夕方早々帰宅の婿殿
風呂から上がった孫娘が飛んできた。「パパ帰って来たの」「風邪といっている」

居間に横になっている彼は赤い顔。熱があると判断。額に手を当てると「そんなことしないで」「風邪なんだから寝ていれば治るから」と娘。

10日の入院の間、仕事と帰ると病院での疲れが風邪を呼んだと私は見た。

薄情な娘に「洗物はさせるな」「何かあれば夜中でも起こしなさい」と言って戻る。

夕方から幼稚園の疲れからか下の孫がこちらへ来て寝てしまった。

目を覚ましたから、家内と風呂へ入れと言うと、私と入ると言う。出たばかりだが、再度、入浴。

頭を洗うとき両親はキャップをしないと洗えないという。「ばあばは頭が洗えない」
「じいじと入る」という。

耳を押さえて、シャワーで前後に洗い流す。わたしの膝を椅子代わりにして横にして流す。

姉も長年そうしてきたから、弟も同様である。

出るとこちらで夕食もと言うので、「パパが返って来たから」「お熱だから、お姉ちゃんと看病しなさい」と言って帰す。

「分かった。水枕で冷やすんだよね」と言って急いで帰る。

姉はパパの横で甲斐甲斐しく看病の姿勢。
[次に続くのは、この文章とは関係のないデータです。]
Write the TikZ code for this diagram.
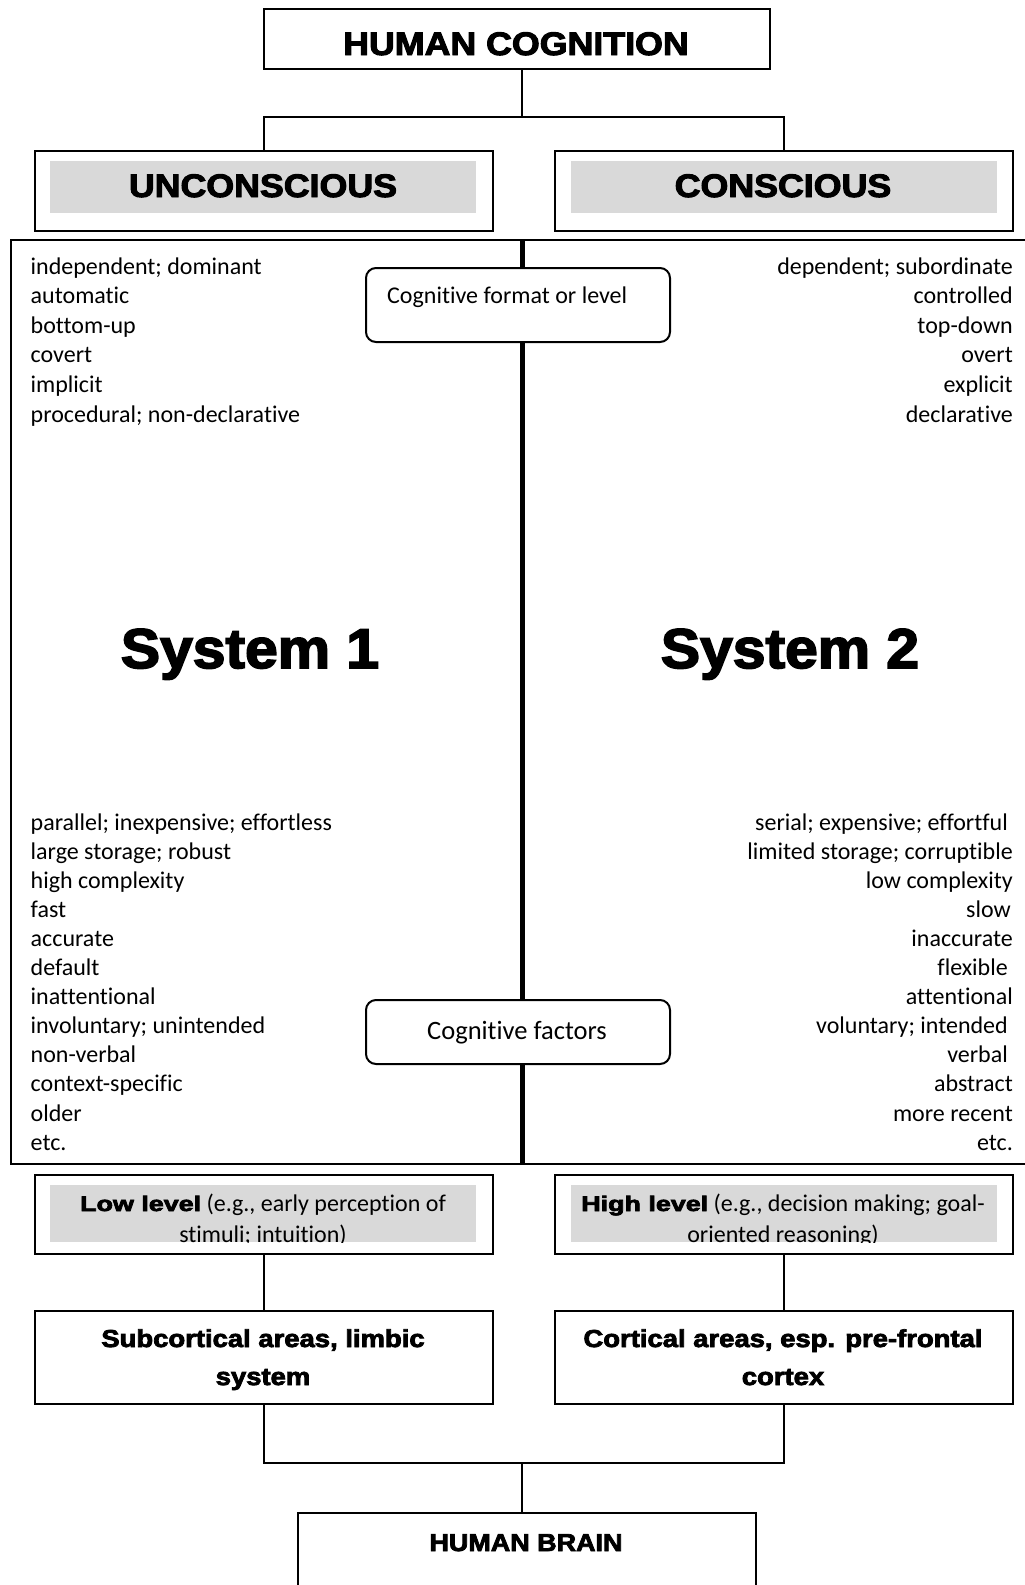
\documentclass[tikz,border=0pt]{standalone}
\usepackage{fontspec}
\usepackage{graphicx}
\setmainfont{Carlito}[Ligatures={NoCommon}]
\newfontfamily\heavy{Liberation Sans Bold}[FakeBold=3]
\newcommand\heavytext[3]{{\heavy\fontsize{#1}{#1}\selectfont\scalebox{#2}[1]{#3}}}
\definecolor{graybar}{HTML}{D9D9D9}
\tikzset{
  box/.style={draw, line width=2pt, inner sep=0pt, anchor=north west},
  rbox/.style={draw, line width=2pt, rounded corners=10pt, fill=white, inner sep=0pt, anchor=north west},
  bar/.style={fill=graybar, inner sep=0pt, anchor=north west},
  conn/.style={line width=1.5pt},
  item/.style={font=\fontsize{24}{29}\selectfont, inner sep=0pt},
  lft/.style={item, anchor=base west},
  rgt/.style={item, anchor=base east},
  ctext/.style={inner sep=0pt, anchor=base},
  body/.style={font=\fontsize{24}{29}\selectfont}
}
\begin{document}
\begin{tikzpicture}[x=1pt,y=-1pt]
\useasboundingbox (0,0) rectangle (1025,1585);
\clip (0,0) rectangle (1025,1585);

% ---------- top ----------
\node[box, minimum width=506pt, minimum height=60pt] (hc) at (263,8) {};
\node[ctext] (hct) at (516,55) {\heavytext{32.5}{1.1}{HUMAN COGNITION}};

\node[box, minimum width=458pt, minimum height=80pt] (unc) at (34,150) {};
\node[bar, minimum width=426pt, minimum height=52pt] (uncbar) at (50,161) {};
\node[ctext] (unct) at (263,197) {\heavytext{32.5}{1.1}{UNCONSCIOUS}};

\node[box, minimum width=458pt, minimum height=80pt] (con) at (554,150) {};
\node[bar, minimum width=426pt, minimum height=52pt] (conbar) at (571,161) {};
\node[ctext] (cont) at (783,197) {\heavytext{32.5}{1.1}{CONSCIOUS}};

\coordinate (j1) at (522,117);
\draw[conn] (j1 |- hc.south) -- (j1);
\draw[conn] (unc.north) |- (j1) -| (con.north);

% ---------- main panel ----------
\node[box, minimum width=1030pt, minimum height=924pt] (main) at (9.5,239) {};
\draw[line width=5pt] (main.north -| j1) -- (main.south -| j1);

\node[rbox, minimum width=304pt, minimum height=74pt] (cfl) at (365,267) {};
\node[item, anchor=base west] (cflt) at (387,303) {Cognitive format or level};

\node[rbox, minimum width=304pt, minimum height=64pt] (cf) at (365,999) {};
\node[inner sep=0pt, anchor=base, font=\fontsize{26.5}{30}\selectfont] (cft) at (517,1039) {Cognitive factors};

\node[ctext] (s1) at (250,668) {\heavytext{56}{1.05}{System 1}};
\node[ctext] (s2) at (790,668) {\heavytext{56}{1.05}{System 2}};

\foreach \t [count=\i] in {independent; dominant, automatic, bottom-up, covert, implicit, procedural; non-declarative}
  \node[lft] (lt\i) at (30.5,{274+29.6*(\i-1)}) {\t};
\foreach \t [count=\i] in {dependent; subordinate, controlled, top-down, overt, explicit, declarative}
  \node[rgt] (rt\i) at (1013,{274+29.6*(\i-1)}) {\t};

\foreach \t [count=\i] in {parallel; inexpensive; effortless, large storage; robust, high complexity, fast, accurate, default, inattentional, involuntary; unintended, non-verbal, context-specific, older, etc.}
  \node[lft] (lb\i) at (30.5,{830+29.1*(\i-1)}) {\t};
\foreach \t [count=\i] in {serial; expensive; effortful\kern5pt, limited storage; corruptible, low complexity, slow\kern2pt, inaccurate, flexible\kern5pt, attentional, voluntary; intended\kern5pt, verbal\kern5pt, abstract, more recent, etc.}
  \node[rgt] (rb\i) at (1013,{830+29.1*(\i-1)}) {\t};

% ---------- level boxes ----------
\node[box, minimum width=458pt, minimum height=79pt] (low) at (34,1174) {};
\node[bar, minimum width=426pt, minimum height=57pt] (lowbar) at (50,1185) {};
\node[box, minimum width=458pt, minimum height=79pt] (high) at (554,1174) {};
\node[bar, minimum width=426pt, minimum height=57pt] (highbar) at (571,1185) {};
\begin{scope}
  \clip (50,1185) rectangle (476,1242);
  \node[ctext, body] (lowt1) at (263,1211) {\heavytext{21}{1.28}{Low level} (e.g., early perception of};
  \node[ctext, body] (lowt2) at (263,1242) {stimuli; intuition)};
\end{scope}
\begin{scope}
  \clip (571,1185) rectangle (997,1242);
  \node[ctext, body] (hight1) at (783,1211) {\heavytext{21}{1.28}{High level} (e.g., decision making; goal-};
  \node[ctext, body] (hight2) at (783,1242) {oriented reasoning)};
\end{scope}

% ---------- brain areas ----------
\node[box, minimum width=458pt, minimum height=93pt] (sub) at (34,1310) {};
\node[ctext] (subt1) at (263,1347) {\heavytext{24.5}{1.12}{Subcortical areas, limbic}};
\node[ctext] (subt2) at (263,1385) {\heavytext{24.5}{1.12}{system}};
\node[box, minimum width=458pt, minimum height=93pt] (cort) at (554,1310) {};
\node[ctext] (cortt1) at (783,1347) {\heavytext{24.5}{1.12}{Cortical areas, esp. pre-frontal}};
\node[ctext] (cortt2) at (783,1385) {\heavytext{24.5}{1.12}{cortex}};

\draw[conn] (low.south) -- (sub.north);
\draw[conn] (high.south) -- (cort.north);

\node[box, minimum width=458pt, minimum height=120pt] (brain) at (297,1512) {};
\node[ctext] (braint) at (526,1551) {\heavytext{24.5}{1.1}{HUMAN BRAIN}};

\coordinate (j2) at (522,1463);
\draw[conn] (sub.south) |- (j2) -| (cort.south);
\draw[conn] (j2) -- (j2 |- brain.north);
\end{tikzpicture}
\end{document}
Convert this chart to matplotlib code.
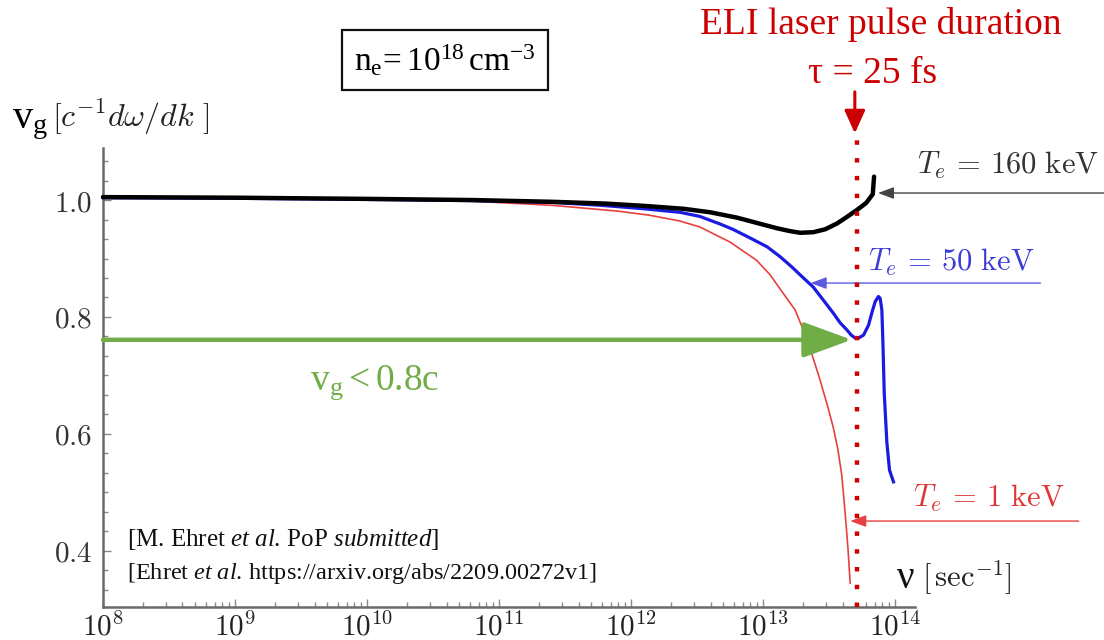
import numpy as np
import matplotlib
matplotlib.use('Agg')
import matplotlib.pyplot as plt
from matplotlib.ticker import FixedLocator, MultipleLocator, FuncFormatter, LogLocator, NullFormatter

plt.rcParams['mathtext.fontset'] = 'cm'
plt.rcParams['mathtext.rm'] = 'Liberation Serif'
plt.rcParams['mathtext.it'] = 'Liberation Serif:italic'
plt.rcParams['mathtext.bf'] = 'Liberation Serif:bold'

# ---------------- data ----------------
# log10 of frequency nu [1/s] and group velocity v_g [c]
log_nu_160 = [8.0, 9.0, 10.0, 10.8, 11.4, 11.8, 12.1, 12.4, 12.6, 12.8, 12.95, 13.1,
              13.2, 13.28, 13.38, 13.47, 13.56, 13.64, 13.71, 13.78, 13.83, 13.84]
v_160 = [1.005, 1.004, 1.002, 1.000, 0.997, 0.994, 0.990, 0.985, 0.979, 0.970, 0.961, 0.952,
         0.947, 0.944, 0.945, 0.950, 0.960, 0.972, 0.983, 0.995, 1.010, 1.040]

log_nu_50 = [8.0, 9.0, 10.0, 10.8, 11.4, 11.77, 12.1, 12.37, 12.52, 12.674, 12.77, 12.902,
             13.03, 13.129, 13.22, 13.28, 13.38, 13.455, 13.53, 13.583, 13.634, 13.667,
             13.697, 13.722, 13.760, 13.798, 13.823, 13.848, 13.873,
             13.886, 13.899, 13.907, 13.917, 13.937, 13.957, 13.987]
v_50 = [1.004, 1.003, 1.001, 0.999, 0.996, 0.991, 0.985, 0.979, 0.972, 0.959, 0.950, 0.935,
        0.920, 0.903, 0.885, 0.872, 0.851, 0.829, 0.807, 0.790, 0.778, 0.769,
        0.764, 0.764, 0.769, 0.786, 0.807, 0.826, 0.835,
        0.832, 0.812, 0.756, 0.670, 0.585, 0.538, 0.518]

log_nu_1 = [8.0, 9.0, 10.0, 10.8, 11.4, 11.9, 12.14, 12.371, 12.52, 12.75, 12.95, 13.053,
            13.15, 13.242, 13.30, 13.371, 13.43, 13.485, 13.53, 13.565, 13.595, 13.621,
            13.642, 13.659]
v_1 = [1.003, 1.003, 1.002, 0.998, 0.991, 0.981, 0.974, 0.964, 0.954, 0.928, 0.897, 0.872,
       0.841, 0.812, 0.780, 0.735, 0.693, 0.650, 0.612, 0.575, 0.530, 0.465,
       0.405, 0.345]

nu_pulse = 5.1e13          # nu of the ELI pulse marker (tau = 25 fs)
v_threshold = 0.761        # level of the green "v_g < 0.8c" arrow

x_ticks = [1e8, 1e9, 1e10, 1e11, 1e12, 1e13, 1e14]
y_ticks = [0.4, 0.6, 0.8, 1.0]

# ---------------- figure ----------------
W, H = 1104, 640
fig = plt.figure(figsize=(W / 100, H / 100), dpi=100)
fig.patch.set_facecolor('white')

def P(x, y):
    return (x / W, 1 - y / H)

ax = fig.add_axes([103 / W, 1 - 607 / H, (915 - 103) / W, (607 - 148) / H])
ax.set_xscale('log')
ax.set_xlim(10 ** 8.0, 10 ** 14.15)
ax.set_ylim(0.304, 1.089)

for s in ['top', 'right']:
    ax.spines[s].set_visible(False)
for s in ['left', 'bottom']:
    ax.spines[s].set_color('#6a6a6a')
    ax.spines[s].set_linewidth(1.8)

ax.xaxis.set_major_locator(FixedLocator(x_ticks))
ax.xaxis.set_minor_locator(LogLocator(base=10, subs=np.arange(2, 10), numticks=20))
ax.xaxis.set_minor_formatter(NullFormatter())
ax.xaxis.set_major_formatter(FuncFormatter(lambda v, _: r'$10^{%d}$' % int(round(np.log10(v)))))
ax.yaxis.set_major_locator(FixedLocator(y_ticks))
ax.yaxis.set_major_formatter(FuncFormatter(lambda v, _: r'$%.1f$' % v))
ax.yaxis.set_minor_locator(MultipleLocator(0.2 / 6))

ax.tick_params(which='both', direction='in', color='#8a8a8a', width=1.0)
ax.tick_params(which='major', length=6)
ax.tick_params(which='minor', length=3.5)
ax.tick_params(axis='x', which='major', labelsize=21, pad=4, labelcolor='#222222')
ax.tick_params(axis='y', which='major', labelsize=21, pad=8, labelcolor='#333333')

# curves
ax.plot(10 ** np.array(log_nu_1), v_1, color='#e8403f', lw=1.2, zorder=3, clip_on=False)
ax.plot(10 ** np.array(log_nu_50), v_50, color='#1a1ae0', lw=2.3, zorder=4, clip_on=False,
        solid_joinstyle='round')
ax.plot(10 ** np.array(log_nu_160), v_160, color='#000000', lw=3.2, zorder=5, clip_on=False,
        solid_capstyle='round', solid_joinstyle='round')

# red dotted marker line
ax.plot([nu_pulse, nu_pulse], [0.304, 1.112], color='#d00000', lw=3.2,
        linestyle=(0, (1, 3)), dash_capstyle='butt', clip_on=False, zorder=6)
ax.annotate('', xy=(nu_pulse * 0.97, 1.114), xytext=(nu_pulse * 0.97, 1.185),
            xycoords='data', textcoords='data', annotation_clip=False,
            arrowprops=dict(arrowstyle='-|>,head_length=1.0,head_width=0.45',
                            color='#cc0000', lw=2.2, mutation_scale=14, shrinkA=0, shrinkB=0))

# green arrow
ax.annotate('', xy=(10 ** 13.67, v_threshold), xytext=(10 ** 8.0, v_threshold),
            xycoords='data', textcoords='data', annotation_clip=False,
            arrowprops=dict(arrowstyle='-|>,head_length=1.5,head_width=0.55',
                            color='#70ad47', lw=3.2, mutation_scale=20, shrinkA=0, shrinkB=0),
            zorder=7)

# pointer arrows to the curves
def pointer(tip_lognu, tip_v, tail_lognu, color):
    ax.annotate('', xy=(10 ** tip_lognu, tip_v), xytext=(10 ** tail_lognu, tip_v),
                xycoords='data', textcoords='data', annotation_clip=False,
                arrowprops=dict(arrowstyle='-|>,head_length=0.8,head_width=0.3',
                                color=color, lw=1.0, mutation_scale=12, shrinkA=0, shrinkB=0))

pointer(13.87, 1.012, 15.60, '#444444')
pointer(13.36, 0.858, 15.10, '#5a5ae0')
pointer(13.66, 0.451, 15.39, '#e84040')

# ---------------- texts ----------------
serif = 'Liberation Serif'
fig.text(*P(881, 25), 'ELI laser pulse duration', color='#cc0000', family=serif,
         fontsize=27, ha='center', va='center')
fig.text(*P(873, 74), 'τ = 25 fs', color='#cc0000', family=serif,
         fontsize=27, ha='center', va='center')

fig.text(*P(445, 60), r'$\mathrm{n_e\!= 10^{18}\,cm^{-3}}$', family=serif,
         math_fontfamily='custom', fontsize=24, ha='center', va='center',
         bbox=dict(boxstyle='square,pad=0.38', fc='white', ec='#111111', lw=1.6))

fig.text(*P(12, 124), r'$\mathrm{v_g}$', family=serif, math_fontfamily='custom',
         fontsize=29, ha='left', va='center')
fig.text(*P(52, 117), r'$[c^{-1}d\omega/dk\ ]$', math_fontfamily='cm',
         fontsize=23, ha='left', va='center', color='#222222')

fig.text(*P(917, 165), r'$T_e\,=\,160\ \mathrm{keV}$', math_fontfamily='cm',
         fontsize=22, ha='left', va='center', color='#333333')
fig.text(*P(868, 262), r'$T_e\,=\,50\ \mathrm{keV}$', math_fontfamily='cm',
         fontsize=22, ha='left', va='center', color='#3c3cd8')
fig.text(*P(913, 498), r'$T_e\,=\,1\ \mathrm{keV}$', math_fontfamily='cm',
         fontsize=22, ha='left', va='center', color='#e03535')

fig.text(*P(310, 383), r'$\mathrm{v_g < 0.8c}$', family=serif, math_fontfamily='custom',
         fontsize=27, ha='left', va='center', color='#70ad47')

fig.text(*P(127, 540), r'[M. Ehret $\mathit{et\ al.}\,$PoP $\mathit{submitted}$]', family=serif,
         math_fontfamily='custom', fontsize=18, ha='left', va='center', color='#111111')
fig.text(*P(127, 574), r'[Ehret $\mathit{et\ al.}\,$https://arxiv.org/abs/2209.00272v1]', family=serif,
         math_fontfamily='custom', fontsize=17.5, ha='left', va='center', color='#111111')

fig.text(*P(897, 578), 'ν', family=serif, fontsize=28, ha='left', va='center', color='#111111')
fig.text(*P(922, 578), r'$[\,\mathrm{sec}^{-1}]$', math_fontfamily='cm',
         fontsize=22, ha='left', va='center', color='#222222')

fig.savefig('out.png', dpi=100, facecolor='white')
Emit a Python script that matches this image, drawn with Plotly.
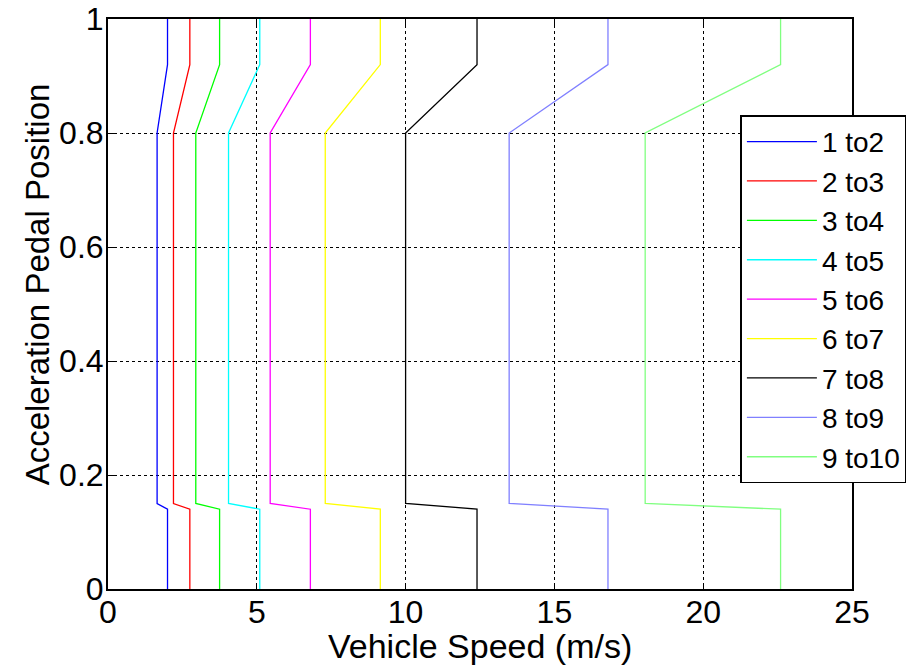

ママが薄情で駄目な分、子供たちが優しい。

A型だけは子供たちも罹っていないから、いささか心配だが、兎に角、パパの休養に専念させた。

今の若い女房はこんなのだろうかと、あきれてしまう。最後には「私の家庭内のことに口出ししないで」と来る。

半月前まで、入院と手術で皆に苦労かけたことは忘れているようだ。

親戚の嫁も似たような女がいると聞き、世の中が狂ったのかとも思った。